A transmutação do livro para o filme é
impossível. O livro tem uma forma literária, um grau de intimidade com o seu
leitor e um grau filosófico e poético. Esse domínio de abstração é,
objetivamente, muito difícil de criar num filme. A adaptação tornou-se, para
mim, funcional quando fiz a análise do livro e senti que este impregnava
momentos e vivências com que o próprio autor se confrontava. Vergílio procurava
organizar, em matéria escrita, essas experiências e confrontá-las de uma forma
espectral, quase como fantasmas da sua vida. Essa atitude é muito
cinematográfica.
Como
foi filmar em Évora, uma das nossas mais importantes cidades? Pode ser um
cartão postal para o filme?
A Évora do filme é diferente da cidade de Évora
que nós conhecemos. É um labirinto onde Alberto Soares transita, é uma cidade
virtual e imaginária. Não há um bilhete postal de Évora. Há uma visão da cidade
funcional, ergonómica, plástica para o conteúdo narrativo e emocional do filme.
Fala-me
um pouco das tuas escolhas artísticas como a fotografia, que é muito marcante,
ou os atores. Como surgem Victoria Guerra, Jaime Freitas e João Cachola?
Trabalhei com o diretor de fotografia Mário
Castanheira que já fez filmes muito importantes. É uma pessoa muito especial
com uma carreira no cinema muito heterogénea. O Jaime já tinha entrado no filme
Cigano, produzido por mim, e considerei-o desde então um ator muito
interessante. Depois fiz um casting longo para atores e atrizes jovens e
apareceu João Cachola que se tornou uma personagem bastante forte para
interpretar Carolino. A Victoria Guerra, de quem eu já seguia a carreira,
estava com um trabalho longo, mas foi possível integrá-la no filme. Sempre a
considerei uma atriz muito corajosa e determinada e achei que seria ideal para
interpretar Sofia. Foi uma conjugação feliz.
Outro aspeto importante é que quando estava a
preparar o filme preocupei-me com as mortes de Fernando Lopes e Fonseca e
Costa, pessoas com quem trabalhei e com quem aprendi. Senti que era uma geração
que estava a desaparecer. Então fiz uma espécie de prospeção, sobre a questão
da linguagem e sobre essa forma de filmar, em jeito de homenagem. Alguns dos
atores que estão no filme, não aparecem por acaso, trabalharam com essas
pessoas. Há algo quase xamânico na forma como desenvolvi a realidade intrínseca
para o filme, para que este tivesse uma profundidade mais prospetiva das
emoções que eu queria explorar.
Tal
como o livro, o filme também é existencialista. Como é que o filme lida com as
questões da finitude humana?
O filme não é assertivo, não expressa um pensamento
único. Apenas pretende tocar e envolver o espetador dentro dessa experiência.

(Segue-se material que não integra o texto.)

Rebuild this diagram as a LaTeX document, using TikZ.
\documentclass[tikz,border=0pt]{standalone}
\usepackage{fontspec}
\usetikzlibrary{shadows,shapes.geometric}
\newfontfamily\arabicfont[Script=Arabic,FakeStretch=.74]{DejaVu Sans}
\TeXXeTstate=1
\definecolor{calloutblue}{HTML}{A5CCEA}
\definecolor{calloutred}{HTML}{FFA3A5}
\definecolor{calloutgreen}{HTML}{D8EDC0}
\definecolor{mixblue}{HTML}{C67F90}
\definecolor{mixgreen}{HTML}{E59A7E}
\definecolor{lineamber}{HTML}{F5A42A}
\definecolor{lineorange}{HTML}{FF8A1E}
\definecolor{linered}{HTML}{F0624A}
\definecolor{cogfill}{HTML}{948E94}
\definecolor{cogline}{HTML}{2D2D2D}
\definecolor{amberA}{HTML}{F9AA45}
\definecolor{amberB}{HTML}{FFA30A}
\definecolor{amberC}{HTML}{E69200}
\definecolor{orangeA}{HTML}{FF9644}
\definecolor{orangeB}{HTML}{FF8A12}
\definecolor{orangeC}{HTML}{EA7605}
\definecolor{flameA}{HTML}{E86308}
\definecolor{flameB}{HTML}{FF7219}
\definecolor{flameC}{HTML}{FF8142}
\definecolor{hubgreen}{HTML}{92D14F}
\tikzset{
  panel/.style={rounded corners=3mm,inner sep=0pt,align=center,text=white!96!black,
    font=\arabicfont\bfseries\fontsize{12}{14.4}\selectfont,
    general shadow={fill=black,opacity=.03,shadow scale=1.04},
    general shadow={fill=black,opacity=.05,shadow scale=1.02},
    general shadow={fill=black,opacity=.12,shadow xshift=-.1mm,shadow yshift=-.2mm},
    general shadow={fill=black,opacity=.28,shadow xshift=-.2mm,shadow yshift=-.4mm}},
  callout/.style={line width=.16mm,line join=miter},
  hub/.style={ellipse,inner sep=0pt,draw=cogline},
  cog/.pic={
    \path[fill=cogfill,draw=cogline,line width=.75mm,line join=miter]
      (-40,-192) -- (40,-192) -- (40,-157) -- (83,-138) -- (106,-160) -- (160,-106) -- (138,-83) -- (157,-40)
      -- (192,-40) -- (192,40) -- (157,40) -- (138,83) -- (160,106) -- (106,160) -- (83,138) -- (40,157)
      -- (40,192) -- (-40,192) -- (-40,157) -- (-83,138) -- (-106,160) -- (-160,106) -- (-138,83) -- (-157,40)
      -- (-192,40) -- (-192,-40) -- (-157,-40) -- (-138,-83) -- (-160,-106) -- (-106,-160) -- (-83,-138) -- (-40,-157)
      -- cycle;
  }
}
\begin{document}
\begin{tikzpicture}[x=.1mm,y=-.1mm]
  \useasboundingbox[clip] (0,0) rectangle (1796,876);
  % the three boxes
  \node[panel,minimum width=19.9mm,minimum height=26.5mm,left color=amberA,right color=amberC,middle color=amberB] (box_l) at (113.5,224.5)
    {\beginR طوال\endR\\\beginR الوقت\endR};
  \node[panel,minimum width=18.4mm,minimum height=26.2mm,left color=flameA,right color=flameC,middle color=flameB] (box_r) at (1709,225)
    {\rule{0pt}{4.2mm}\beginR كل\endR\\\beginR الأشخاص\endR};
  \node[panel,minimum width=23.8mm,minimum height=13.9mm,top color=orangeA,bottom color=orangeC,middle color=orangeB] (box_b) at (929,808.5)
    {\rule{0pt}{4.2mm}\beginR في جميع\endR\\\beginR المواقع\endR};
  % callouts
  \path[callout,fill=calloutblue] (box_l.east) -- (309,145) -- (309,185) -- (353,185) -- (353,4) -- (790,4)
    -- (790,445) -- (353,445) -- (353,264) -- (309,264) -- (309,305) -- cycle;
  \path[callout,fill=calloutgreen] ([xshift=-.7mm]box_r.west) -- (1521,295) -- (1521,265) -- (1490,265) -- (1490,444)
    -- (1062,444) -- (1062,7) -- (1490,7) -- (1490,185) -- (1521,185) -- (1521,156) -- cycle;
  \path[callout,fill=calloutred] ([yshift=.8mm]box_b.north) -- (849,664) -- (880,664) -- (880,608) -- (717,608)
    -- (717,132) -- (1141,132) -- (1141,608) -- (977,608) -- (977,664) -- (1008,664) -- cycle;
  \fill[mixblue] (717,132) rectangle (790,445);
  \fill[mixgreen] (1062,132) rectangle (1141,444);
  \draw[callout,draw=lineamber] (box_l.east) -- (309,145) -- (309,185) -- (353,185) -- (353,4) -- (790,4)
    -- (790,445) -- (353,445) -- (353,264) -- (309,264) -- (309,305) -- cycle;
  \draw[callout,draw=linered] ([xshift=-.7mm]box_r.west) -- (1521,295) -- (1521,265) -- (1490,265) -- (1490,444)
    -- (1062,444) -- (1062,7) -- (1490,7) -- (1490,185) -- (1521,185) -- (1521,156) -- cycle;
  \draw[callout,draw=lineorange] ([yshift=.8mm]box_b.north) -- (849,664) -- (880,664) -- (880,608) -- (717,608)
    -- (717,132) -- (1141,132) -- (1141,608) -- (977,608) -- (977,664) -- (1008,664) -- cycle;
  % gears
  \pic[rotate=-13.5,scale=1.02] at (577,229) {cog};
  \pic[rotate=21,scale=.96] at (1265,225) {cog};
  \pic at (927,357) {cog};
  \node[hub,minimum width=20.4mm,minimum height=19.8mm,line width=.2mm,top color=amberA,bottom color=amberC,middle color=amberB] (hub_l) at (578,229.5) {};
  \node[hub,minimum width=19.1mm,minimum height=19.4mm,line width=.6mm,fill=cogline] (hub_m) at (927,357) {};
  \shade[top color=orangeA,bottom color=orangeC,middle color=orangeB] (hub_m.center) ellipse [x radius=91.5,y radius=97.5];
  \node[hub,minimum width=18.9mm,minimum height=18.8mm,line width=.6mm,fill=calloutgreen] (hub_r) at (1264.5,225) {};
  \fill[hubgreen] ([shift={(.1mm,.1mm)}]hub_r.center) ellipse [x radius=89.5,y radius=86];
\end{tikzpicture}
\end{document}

Não tenho um statement e sim uma visão sobre esta obra e a vida intrínseca à
mesma. O filme vai mais além, procura outras questões mais fantasmáticas, de
cariz poético, que estão implícitas na obra, mas que a obra não pode
transportar através do cinema.
E como
vês nos dias de hoje a relação das pessoas com a sua existência?
Depende muito de pessoa para pessoa, mas do
ponto de vista social, há uma procura de fazer com que as pessoas não pensem.
Este filme é de época, o romance está localizado num período onde se calhar
essa necessidade de refletir socialmente era muito mais premente. Eu acho que,
até pelo que estamos a viver hoje em dia, essa necessidade é ainda mais urgente.
O alheamento e a indiferença sobre a forma como vivemos, quer a nível pessoal,
quer a nível social, é determinante na nossa vida. A questão de termos a
tecnologia nas mãos e de os órgãos de informação penetrarem através do nosso
telemóvel não é relevante se não houver uma atitude nossa em relação à forma
como esses media estão na nossa vida. Quando falo destas questões falo também
de emoções, da forma como vivemos os nossos relacionamentos e da forma como
podemos sentir a paixão e o amor, e o filme reflete sobre isso.
Nesta
era em que vivemos, cada vez mais digital, de consumo rápido de informação, o
filme representa uma pausa para pensar e refletir. Como vês esta pausa e esta
ligação do cinema à literatura?
Esta velocidade de vida e solicitação constante
por parte dos novos media, traz transformações sociais e a meu ver está a ser
sobrevalorizada. Na realidade, ao invés de pensarem na tecnologia, as pessoas
deveriam pensar na sua forma de viver. Há sempre esta ideia de que o cinema,
principalmente o cinema português, é um cinema muito lento, demorado. Na
realidade a sensação que eu tenho é a de que este filme é muito rápido, ou
seja, demora um instante. Começa e no segundo seguinte já está a terminar. Se
as pessoas não tiverem disponibilidade para viver cada momento não têm
disponibilidade para nada.
Vergílio
Ferreira iria gostar desta adaptação?
(risos) Bom, não sei, tenho algumas reservas
sobre essa possibilidade pois não o conheci pessoalmente. Na realidade acho que
iria ficar surpreendido e esta adaptação iria levantar-lhe questões, mas também
acho que se a minha adaptação fosse feita durante a sua vida, mesmo que
Vergílio Ferreira não me condicionasse, iria ser diferente.